Johnson-Thompson has enjoyed the season of her life. Aside from winning Götzis, she won individual silver at the World Indoors in the long jump – for which she is not even a specialist – and at the recent British Championships set a personal best of 6.81 metres.
Her sights are again set on victory in the long-jump pit on Friday at the Glasgow Grand Prix at Hampden Park, which acts as the warm-up for her return to the same arena and her quest for a first major championship heptathlon title at the Commonwealth Games.
However, she believes that Ennis-Hill will still be the person to beat when she returns from maternity leave. “Everyone should remember the way Jess bounced back from Beijing [when a foot injury ruled her out of the 2008 Olympics],” said her successor as British and world No 1. “She had the injury which she didn’t think she was going to come back from, then suddenly she was on top of the world. So Jess has the ability to come back and be the same or better than she was before.”
A head-to-head between Britain’s leading two heptathletes will have to wait. But of a future showdown, Johnson-Thompson said: “That would be great for heptathlon.
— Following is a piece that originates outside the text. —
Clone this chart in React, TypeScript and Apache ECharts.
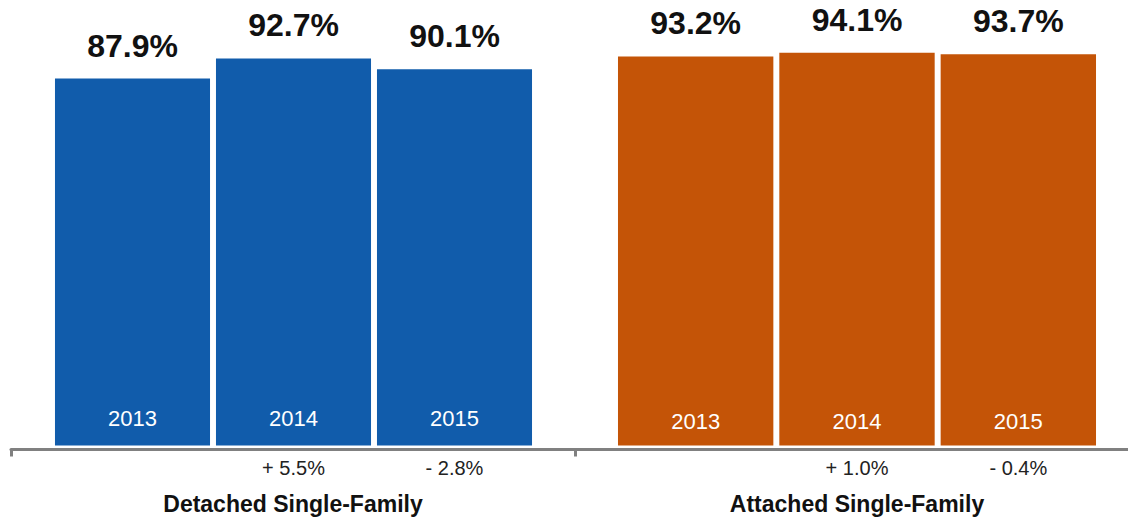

She wants to get back for the World Championships and for Rio [the 2016 Olympics], so hopefully I can keep progressing.”
When Ennis-Hill enjoyed her career high, Johnson-Thompson was just stepping on to the big stage for the first time, the then teenager, beaming from ear to ear from the moment 80,000 people roared her name on the start line for the 100m hurdles. She finished 15th in that Olympic final on “Super Saturday”.
Her rise since has been meteoric. Not even she thought she deserved a place among the world’s elite until the second day of the World Championships in Moscow last year, where she finished fifth. “I went into Moscow having finished 15th in the Olympics the year before still as a junior athlete,” she recalled. “Had my high jump been better and had I hit the board on the long jump, I could have medalled. That’s what I took to Götzis, that’s what changed everything for me.”
Meanwhile, Britain’s heptathlon prospect Morgan Lake, 17, has withdrawn from the Commonwealth Games to concentrate on the World Junior Championships.
Also, Dai Greene made a winning start to his season as he pipped the world 400 hurdles champion Jehue Gordon in Hungary.
However, the 2011 world champion, who underwent three hernia operations during the winter, only clocked 49.89sec, below the European Championships ‘A qualifying mark, which means he might have to find another race before the closing date of 14 July to convince the British selectors to take him to Zurich.